In fact, this unicodebytes difference is very small, which is impressive.

So let’s analyse this one case, seeing as it’s fast and convenient for me:

>>> python3 -m timeit -s 'import random; from collections import deque; iterable = "".join(chr(random.randint(0, 127)) for _ in range(100000))' 'deque(iterable, maxlen=0)'
1000 loops, best of 3: 777 usec per loop

>>> python3 -m timeit -s 'import random; from collections import deque; iterable =        [chr(random.randint(0, 127)) for _ in range(100000)]' 'deque(iterable, maxlen=0)'
1000 loops, best of 3: 405 usec per loop

We can actually rule out Tim Peter’s 10-times-upvoted answer!

>>> foo = iterable[123]
>>> iterable[36] is foo
True

These are not new objects!

But this is worth mentioning: indexing costs.

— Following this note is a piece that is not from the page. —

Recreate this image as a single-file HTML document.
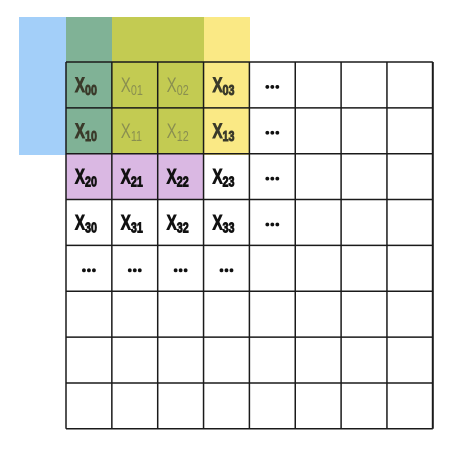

The difference will likely be in the indexing, so remove the iteration and just index:

>>> python3 -m timeit -s 'import random; iterable = "".join(chr(random.randint(0, 127)) for _ in range(100000))' 'iterable[123]'
10000000 loops, best of 3: 0.0397 usec per loop

>>> python3 -m timeit -s 'import random; iterable =        [chr(random.randint(0, 127)) for _ in range(100000)]' 'iterable[123]'
10000000 loops, best of 3: 0.0374 usec per loop

The difference seems small, but at least half of the cost is overhead:

>>> python3 -m timeit -s 'import random; iterable =        [chr(random.randint(0, 127)) for _ in range(100000)]' 'iterable; 123'
100000000 loops, best of 3: 0.0173 usec per loop

so the speed difference is sufficient to decide to blame it. I think.

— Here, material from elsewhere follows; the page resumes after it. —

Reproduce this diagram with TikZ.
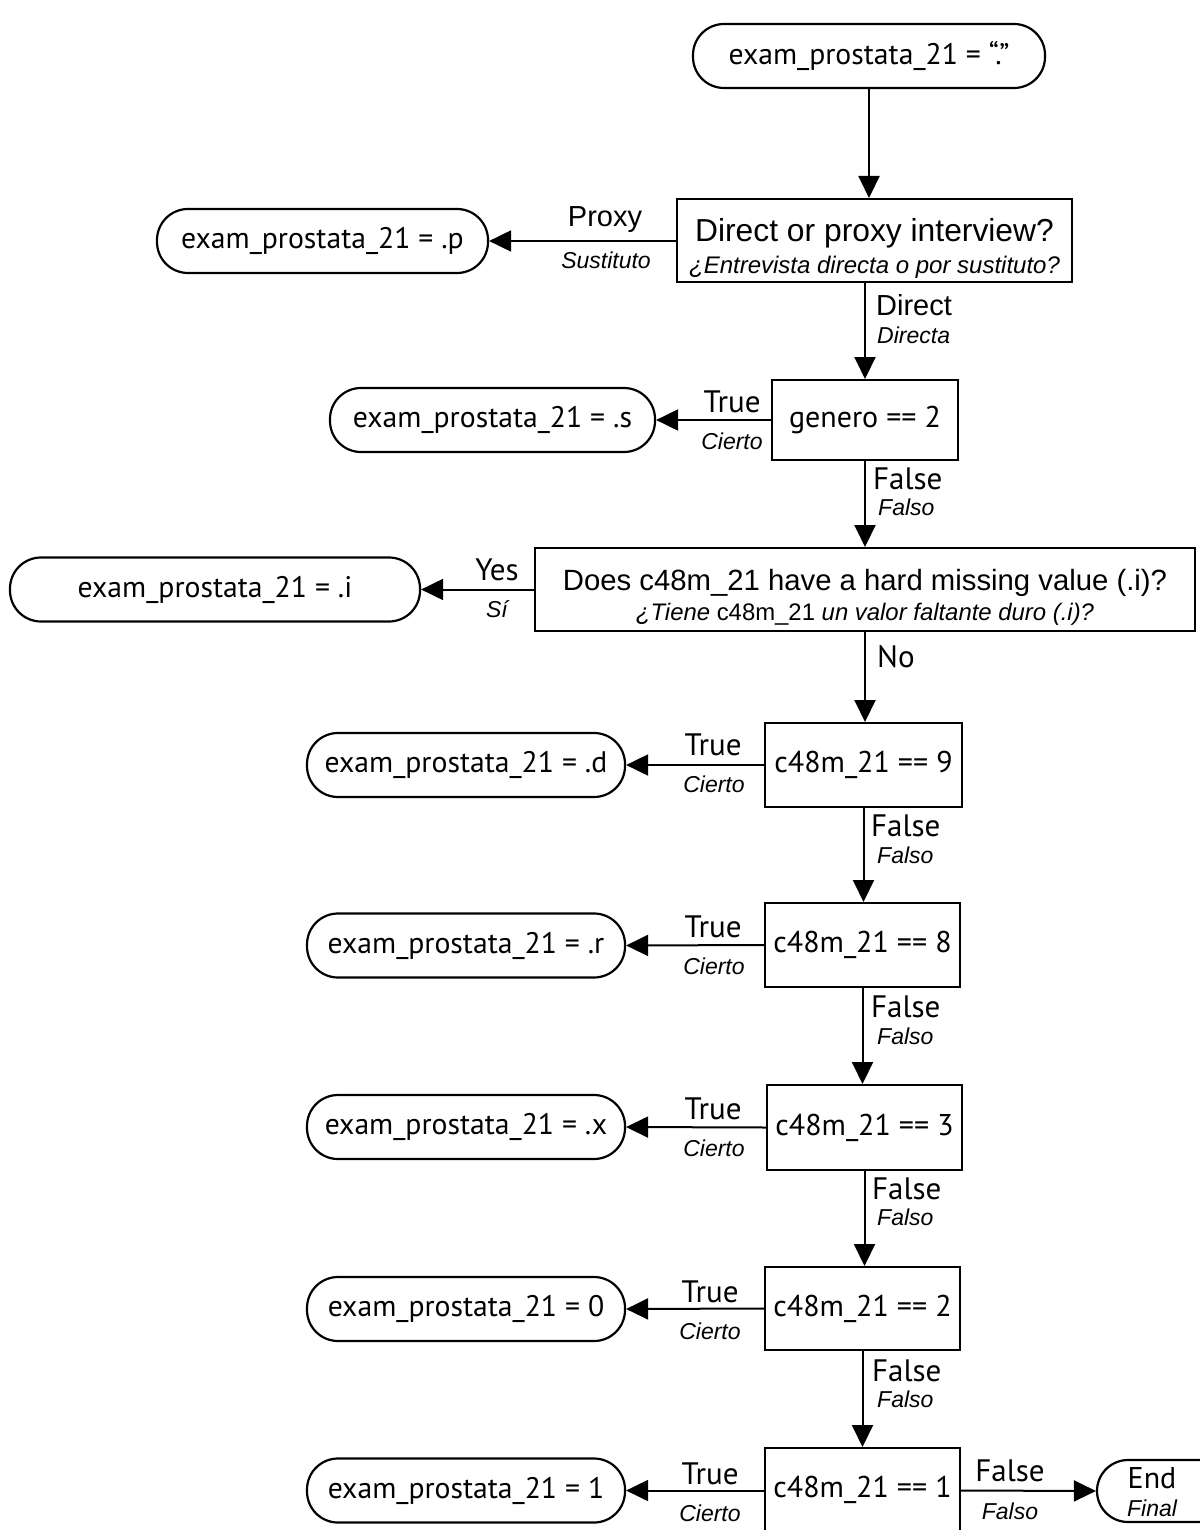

So why is indexing a list so much faster?

Well, I’ll come back to you on that, but my guess is that’s is down to the check for interned strings (or cached characters if it’s a separate mechanism). This will be less fast than optimal. But I’ll go check the source (although I’m not comfortable in C…) :).


So here’s the source:

static PyObject *
unicode_getitem(PyObject *self, Py_ssize_t index)
{
    void *data;
    enum PyUnicode_Kind kind;
    Py_UCS4 ch;
    PyObject *res;

    if (!PyUnicode_Check(self) || PyUnicode_READY(self) == -1) {
        PyErr_BadArgument();
        return NULL;
    }
    if (index < 0 || index >= PyUnicode_GET_LENGTH(self)) {
        PyErr_SetString(PyExc_IndexError, "string index out of range");
        return NULL;
    }
    kind = PyUnicode_KIND(self);
    data = PyUnicode_DATA(self);
    ch = PyUnicode_READ(kind, data, index);
    if (ch < 256)
        return get_latin1_char(ch);

    res = PyUnicode_New(1, ch);
    if (res == NULL)
        return NULL;
    kind = PyUnicode_KIND(res);
    data = PyUnicode_DATA(res);
    PyUnicode_WRITE(kind, data, 0, ch);
    assert(_PyUnicode_CheckConsistency(res, 1));
    return res;
}

Walking from the top, we’ll have some checks. These are boring. Then some assigns, which should also be boring. The first interesting line is

ch = PyUnicode_READ(kind, data, index);

but we’d hope that is fast, as we’re reading from a contiguous C array by indexing it. The result, ch, will be less than 256 so we’ll return the cached character in get_latin1_char(ch).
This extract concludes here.